> Instruction
Reproduce the listing below exactly, beginning with its first line and ending with the line that holds "ax = fig.add_axes([358"; pictures are not part of the copy.

> Information provided
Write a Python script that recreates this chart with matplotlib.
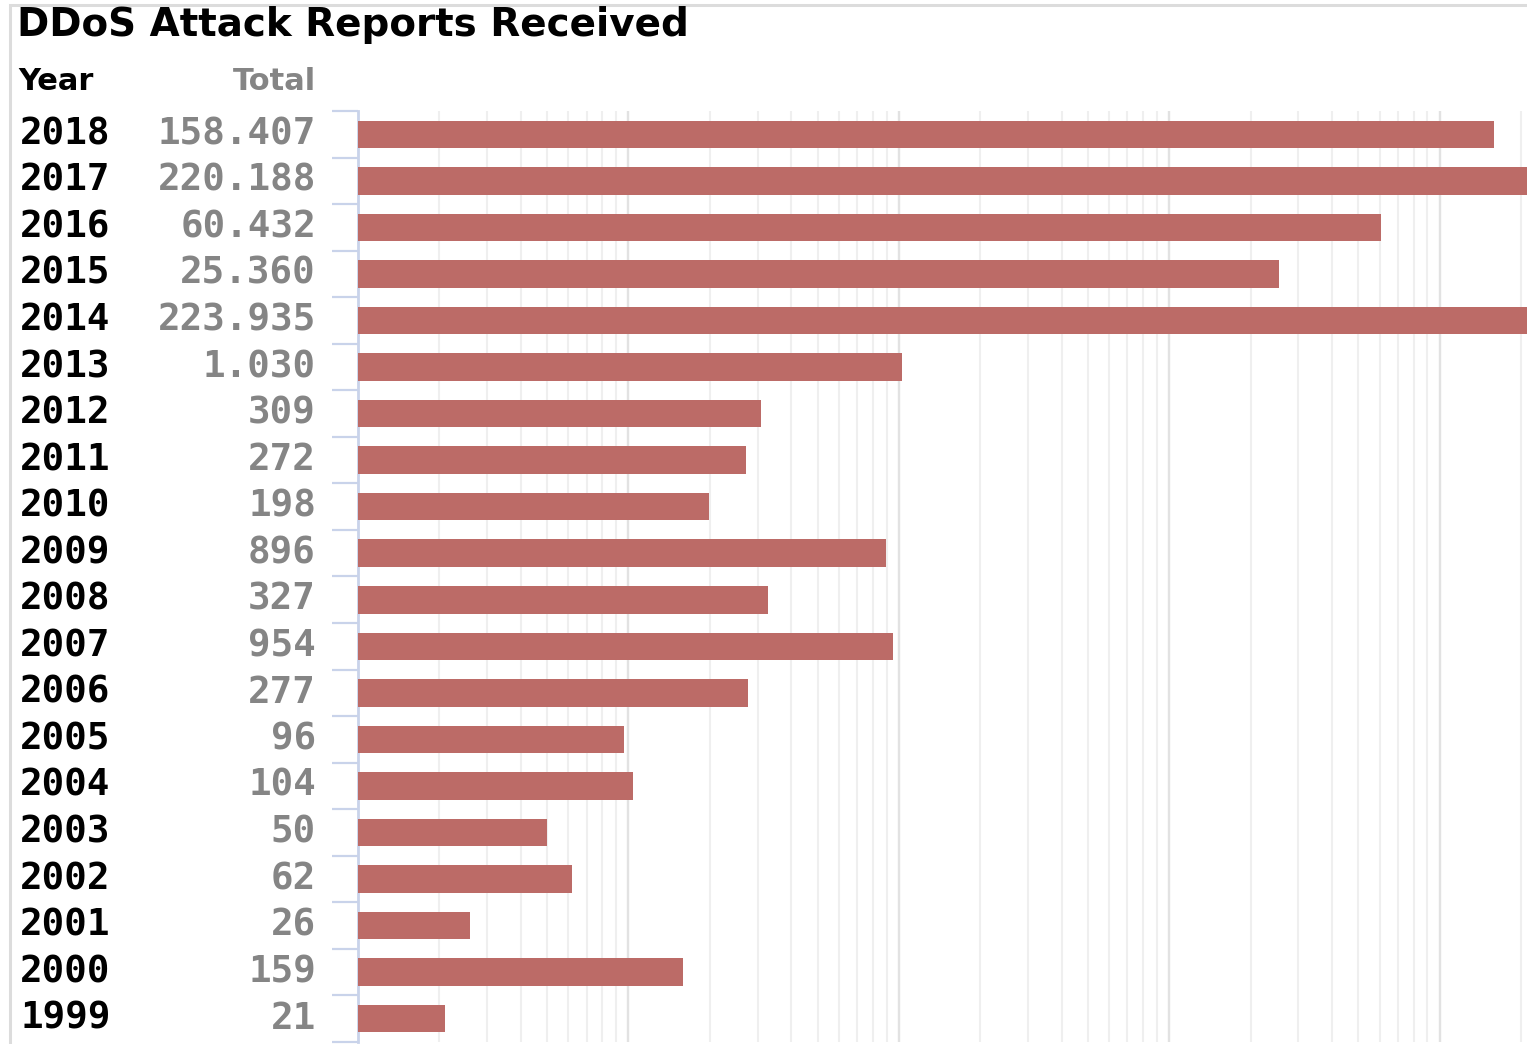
import matplotlib
matplotlib.use("Agg")
import matplotlib.pyplot as plt
from matplotlib.patches import Rectangle
from matplotlib.transforms import blended_transform_factory
from matplotlib.ticker import LogLocator, NullFormatter, FixedLocator
import numpy as np

years = ['2018', '2017', '2016', '2015', '2014', '2013', '2012', '2011', '2010', '2009',
         '2008', '2007', '2006', '2005', '2004', '2003', '2002', '2001', '2000', '1999']
totals = [158407, 220188, 60432, 25360, 223935, 1030, 309, 272, 198, 896,
          327, 954, 277, 96, 104, 50, 62, 26, 159, 21]

W, H = 1527, 1044
fig = plt.figure(figsize=(W / 100, H / 100), dpi=100)
ax = fig.add_axes([358 / W, 1 - 1042 / H, 1 - 358 / W, (1042 - 111) / H])

y = np.arange(len(years))
ax.barh(y, totals, height=0.59, color='#bc6b67', zorder=3)
ax.set_xscale('log')
ax.set_xlim(10, 2.1e5)
ax.set_ylim(len(years) - 0.5, -0.5)

# log grid
ax.xaxis.set_major_locator(LogLocator(base=10))
ax.xaxis.set_minor_locator(LogLocator(base=10, subs=np.arange(2, 10)))
ax.xaxis.set_major_formatter(NullFormatter())
ax.xaxis.set_minor_formatter(NullFormatter())
ax.grid(True, which='major', axis='x', color='#e2e2e2', linewidth=1.7)
ax.grid(True, which='minor', axis='x', color='#efefef', linewidth=1.5)
ax.set_axisbelow(True)
ax.tick_params(axis='x', which='both', length=0)

# y ticks at the row boundaries
ax.yaxis.set_major_locator(FixedLocator([]))
ax.yaxis.set_minor_locator(FixedLocator(np.arange(-0.5, len(years), 1.0)))
ax.tick_params(axis='y', which='minor', length=19, width=1.6, color='#c9d3ea', direction='out')
ax.yaxis.set_minor_formatter(NullFormatter())

for s in ['top', 'right', 'bottom']:
    ax.spines[s].set_visible(False)
ax.spines['left'].set_color('#c9d3ea')
ax.spines['left'].set_linewidth(2)

# table columns
tr = blended_transform_factory(fig.transFigure, ax.transData)
for i, (yr, t) in enumerate(zip(years, totals)):
    fig.text(20 / W, i, yr, transform=tr, ha='left', va='center',
             fontsize=27, fontweight='bold', color='black', family='DejaVu Sans Mono')
    fig.text(316 / W, i, f"{t:,}".replace(",", "."), transform=tr, ha='right', va='center',
             fontsize=27, fontweight='bold', color='#858585', family='DejaVu Sans Mono')

fig.text(18 / W, 1 - 82 / H, 'Year', ha='left', va='center', fontsize=22,
         fontweight='bold', color='black')
fig.text(316 / W, 1 - 82 / H, 'Total', ha='right', va='center', fontsize=22,
         fontweight='bold', color='#858585')
fig.text(17 / W, 1 - 25 / H, 'DDoS Attack Reports Received', ha='left', va='center',
         fontsize=28, fontweight='bold', color='black')

# outer frame
fig.patches.append(Rectangle((10 / W, -0.1), 1.2, 1 - 5 / H + 0.1, transform=fig.transFigure,
                             fill=False, edgecolor='#dcdcdc', linewidth=2.2))

fig.savefig('out.png', dpi=100)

> Exercise response
Write a Python script that recreates this chart with matplotlib.
import matplotlib
matplotlib.use("Agg")
import matplotlib.pyplot as plt
from matplotlib.patches import Rectangle
from matplotlib.transforms import blended_transform_factory
from matplotlib.ticker import LogLocator, NullFormatter, FixedLocator
import numpy as np

years = ['2018', '2017', '2016', '2015', '2014', '2013', '2012', '2011', '2010', '2009',
         '2008', '2007', '2006', '2005', '2004', '2003', '2002', '2001', '2000', '1999']
totals = [158407, 220188, 60432, 25360, 223935, 1030, 309, 272, 198, 896,
          327, 954, 277, 96, 104, 50, 62, 26, 159, 21]

W, H = 1527, 1044
fig = plt.figure(figsize=(W / 100, H / 100), dpi=100)
ax = fig.add_axes([358 / W, 1 - 1042 / H, 1 - 358 / W, (1042 - 111) / H])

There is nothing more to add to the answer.